■ The request
Each line below must be set down exactly; omit any image you find.

■ Supplied material
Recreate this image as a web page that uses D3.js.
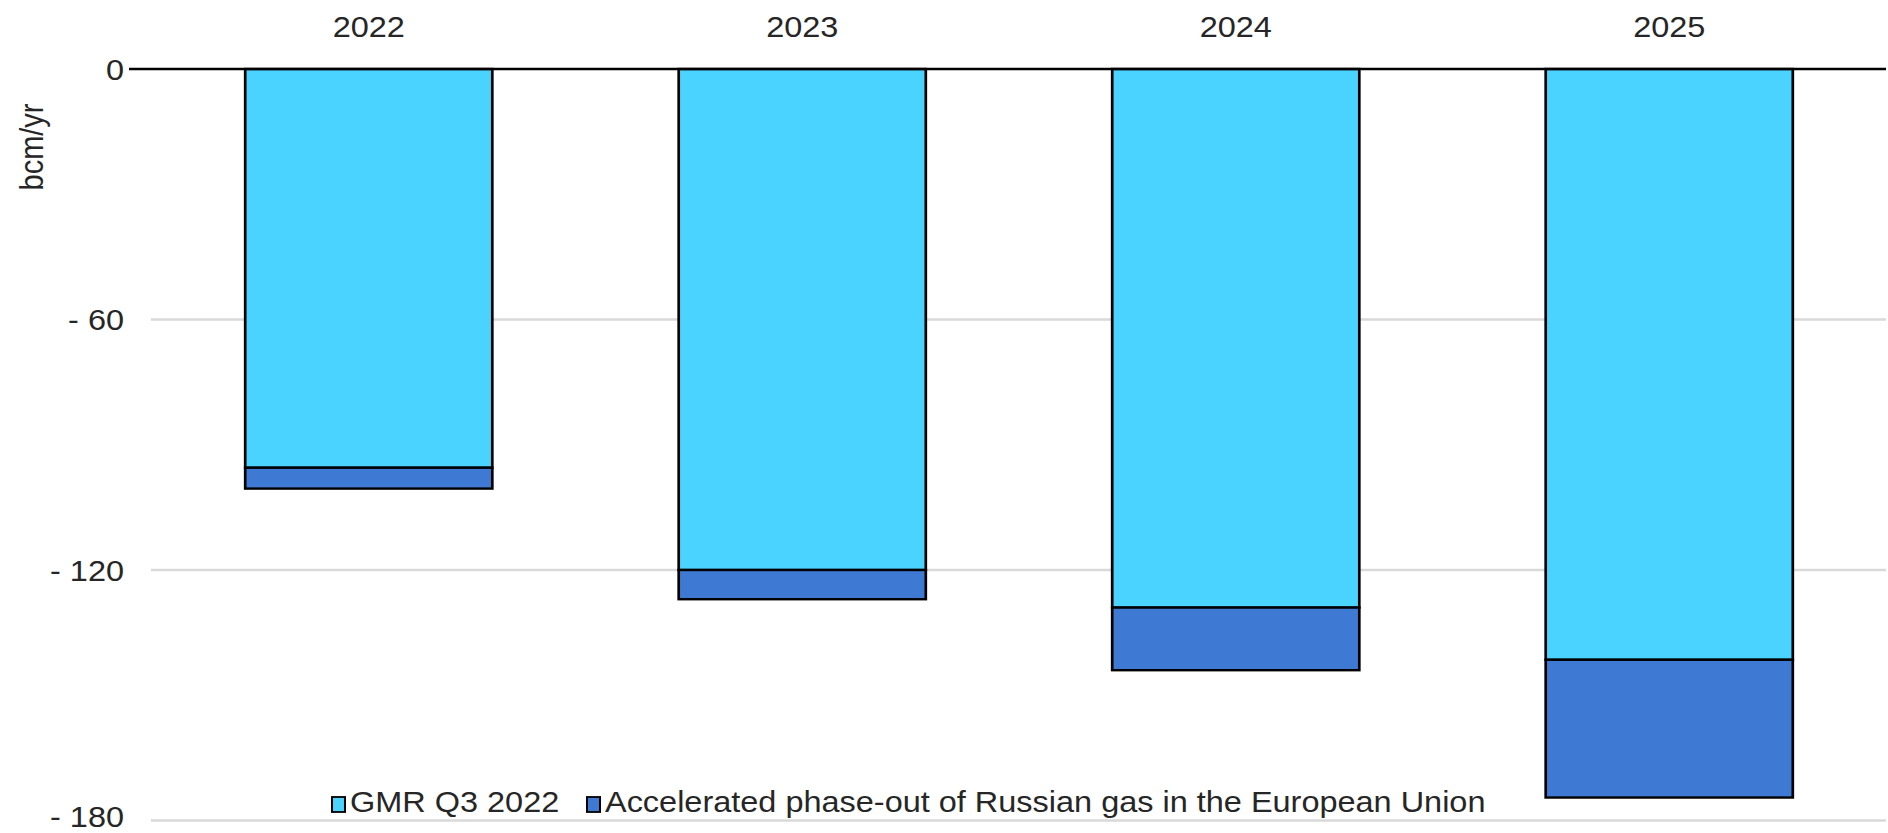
<!DOCTYPE html>
<html>
<head>
<meta charset="utf-8">
<script src="https://cdn.jsdelivr.net/npm/d3@7"></script>
<style>
  html, body { margin: 0; padding: 0; background: #ffffff; }
  svg { display: block; }
  text { font-family: "Liberation Sans", Arial, sans-serif; fill: #262626; }
</style>
</head>
<body>
<script>
// ---- data ----
const categories = ["2022", "2023", "2024", "2025"];
const seriesNames = ["GMR Q3 2022", "Accelerated phase-out of Russian gas in the European Union"];
const gmrValues = [-95.5, -120, -129, -141.5];
const acceleratedValues = [-5, -7, -15, -33];
const yTicks = [0, -60, -120, -180];
const yAxisTitle = "bcm/yr";

// ---- layout ----
const W = 1888, H = 833;
const SX = 1.12; // horizontal text stretch seen in the reference
const colors = ["#4AD3FF", "#3E7AD3"];

const svg = d3.select("body").append("svg")
  .attr("width", W).attr("height", H);
const g = svg.append("g").attr("transform", `scale(${SX},1)`);

const x = d3.scaleBand()
  .domain(categories)
  .range([152 / SX, 1886 / SX])
  .paddingInner(0.43)
  .paddingOuter(0.215);

const y = d3.scaleLinear().domain([-180, 0]).range([820.5, 69]);

// gridlines
g.append("g").selectAll("line")
  .data(yTicks.filter(d => d !== 0))
  .join("line")
  .attr("x1", 151 / SX).attr("x2", 1886 / SX)
  .attr("y1", d => y(d)).attr("y2", d => y(d))
  .attr("stroke", "#d9d9d9").attr("stroke-width", 2.5);

// y axis labels via d3 axis
const yAxis = d3.axisLeft(y)
  .tickValues(yTicks)
  .tickSize(0)
  .tickPadding(0)
  .tickFormat(d => d === 0 ? "0" : "- " + Math.abs(d));
const yAxisG = g.append("g")
  .attr("transform", `translate(${124 / SX},0)`)
  .call(yAxis);
yAxisG.select(".domain").remove();
yAxisG.selectAll("text")
  .attr("font-family", "Liberation Sans, Arial, sans-serif")
  .attr("font-size", 29)
  .attr("fill", "#262626")
  .attr("dy", d => d === -180 ? "0.19em" : "0.36em");

// stacked data
const stackData = categories.map((c, i) => ({
  cat: c,
  segs: [
    { s: 0, y0: 0, y1: gmrValues[i] },
    { s: 1, y0: gmrValues[i], y1: gmrValues[i] + acceleratedValues[i] }
  ]
}));

const barG = g.append("g");
stackData.forEach(d => {
  barG.selectAll(null)
    .data(d.segs)
    .join("rect")
    .attr("x", x(d.cat))
    .attr("width", x.bandwidth())
    .attr("y", s => y(s.y0))
    .attr("height", s => y(s.y1) - y(s.y0))
    .attr("fill", s => colors[s.s])
    .attr("stroke", "#000")
    .attr("stroke-width", 2.4);
});

// zero axis line
g.append("line")
  .attr("x1", 129 / SX).attr("x2", 1886 / SX)
  .attr("y1", y(0)).attr("y2", y(0))
  .attr("stroke", "#000").attr("stroke-width", 2.5);

// category labels (top)
const xAxis = d3.axisTop(x).tickSize(0).tickPadding(0);
const xAxisG = g.append("g").attr("transform", "translate(0,37)").call(xAxis);
xAxisG.select(".domain").remove();
xAxisG.selectAll("text")
  .attr("font-family", "Liberation Sans, Arial, sans-serif")
  .attr("font-size", 29)
  .attr("fill", "#262626")
  .attr("dy", 0);

// y axis title
g.append("text")
  .attr("transform", `translate(${43 / SX},147) rotate(-90)`)
  .attr("text-anchor", "middle")
  .attr("font-size", 29)
  .text(yAxisTitle);

// legend
const legendX = [332, 587];
const leg = g.append("g").selectAll("g")
  .data(seriesNames)
  .join("g")
  .attr("transform", (d, i) => `translate(${legendX[i] / SX},0)`);
leg.append("rect")
  .attr("x", 0).attr("y", 797)
  .attr("width", 13 / SX).attr("height", 15)
  .attr("fill", (d, i) => colors[i])
  .attr("stroke", "#000").attr("stroke-width", 1.8);
leg.append("text")
  .attr("x", 18 / SX).attr("y", 812.5)
  .attr("font-size", 29)
  .text(d => d);
</script>
</body>
</html>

■ Solution for this task
Recreate this image as a web page that uses D3.js.
<!DOCTYPE html>
<html>
<head>
<meta charset="utf-8">
<script src="https://cdn.jsdelivr.net/npm/d3@7"></script>
<style>
  html, body { margin: 0; padding: 0; background: #ffffff; }
  svg { display: block; }
  text { font-family: "Liberation Sans", Arial, sans-serif; fill: #262626; }
</style>
</head>
<body>
<script>
// ---- data ----
const categories = ["2022", "2023", "2024", "2025"];
const seriesNames = ["GMR Q3 2022", "Accelerated phase-out of Russian gas in the European Union"];
const gmrValues = [-95.5, -120, -129, -141.5];
const acceleratedValues = [-5, -7, -15, -33];
const yTicks = [0, -60, -120, -180];
const yAxisTitle = "bcm/yr";

// ---- layout ----
const W = 1888, H = 833;
const SX = 1.12; // horizontal text stretch seen in the reference
const colors = ["#4AD3FF", "#3E7AD3"];

const svg = d3.select("body").append("svg")
  .attr("width", W).attr("height", H);
const g = svg.append("g").attr("transform", `scale(${SX},1)`);

const x = d3.scaleBand()
  .domain(categories)
  .range([152 / SX, 1886 / SX])
  .paddingInner(0.43)
  .paddingOuter(0.215);

const y = d3.scaleLinear().domain([-180, 0]).range([820.5, 69]);

// gridlines
g.append("g").selectAll("line")
  .data(yTicks.filter(d => d !== 0))
  .join("line")
  .attr("x1", 151 / SX).attr("x2", 1886 / SX)
  .attr("y1", d => y(d)).attr("y2", d => y(d))
  .attr("stroke", "#d9d9d9").attr("stroke-width", 2.5);

// y axis labels via d3 axis
const yAxis = d3.axisLeft(y)
  .tickValues(yTicks)
  .tickSize(0)
  .tickPadding(0)
  .tickFormat(d => d === 0 ? "0" : "- " + Math.abs(d));
const yAxisG = g.append("g")
  .attr("transform", `translate(${124 / SX},0)`)
  .call(yAxis);
yAxisG.select(".domain").remove();
yAxisG.selectAll("text")
  .attr("font-family", "Liberation Sans, Arial, sans-serif")
  .attr("font-size", 29)
  .attr("fill", "#262626")
  .attr("dy", d => d === -180 ? "0.19em" : "0.36em");

// stacked data
const stackData = categories.map((c, i) => ({
  cat: c,
  segs: [
    { s: 0, y0: 0, y1: gmrValues[i] },
    { s: 1, y0: gmrValues[i], y1: gmrValues[i] + acceleratedValues[i] }
  ]
}));

const barG = g.append("g");
stackData.forEach(d => {
  barG.selectAll(null)
    .data(d.segs)
    .join("rect")
    .attr("x", x(d.cat))
    .attr("width", x.bandwidth())
    .attr("y", s => y(s.y0))
    .attr("height", s => y(s.y1) - y(s.y0))
    .attr("fill", s => colors[s.s])
    .attr("stroke", "#000")
    .attr("stroke-width", 2.4);
});

// zero axis line
g.append("line")
  .attr("x1", 129 / SX).attr("x2", 1886 / SX)
  .attr("y1", y(0)).attr("y2", y(0))
  .attr("stroke", "#000").attr("stroke-width", 2.5);

// category labels (top)
const xAxis = d3.axisTop(x).tickSize(0).tickPadding(0);
const xAxisG = g.append("g").attr("transform", "translate(0,37)").call(xAxis);
xAxisG.select(".domain").remove();
xAxisG.selectAll("text")
  .attr("font-family", "Liberation Sans, Arial, sans-serif")
  .attr("font-size", 29)
  .attr("fill", "#262626")
  .attr("dy", 0);

// y axis title
g.append("text")
  .attr("transform", `translate(${43 / SX},147) rotate(-90)`)
  .attr("text-anchor", "middle")
  .attr("font-size", 29)
  .text(yAxisTitle);

// legend
const legendX = [332, 587];
const leg = g.append("g").selectAll("g")
  .data(seriesNames)
  .join("g")
  .attr("transform", (d, i) => `translate(${legendX[i] / SX},0)`);
leg.append("rect")
  .attr("x", 0).attr("y", 797)
  .attr("width", 13 / SX).attr("height", 15)
  .attr("fill", (d, i) => colors[i])
  .attr("stroke", "#000").attr("stroke-width", 1.8);
leg.append("text")
  .attr("x", 18 / SX).attr("y", 812.5)
  .attr("font-size", 29)
  .text(d => d);
</script>
</body>
</html>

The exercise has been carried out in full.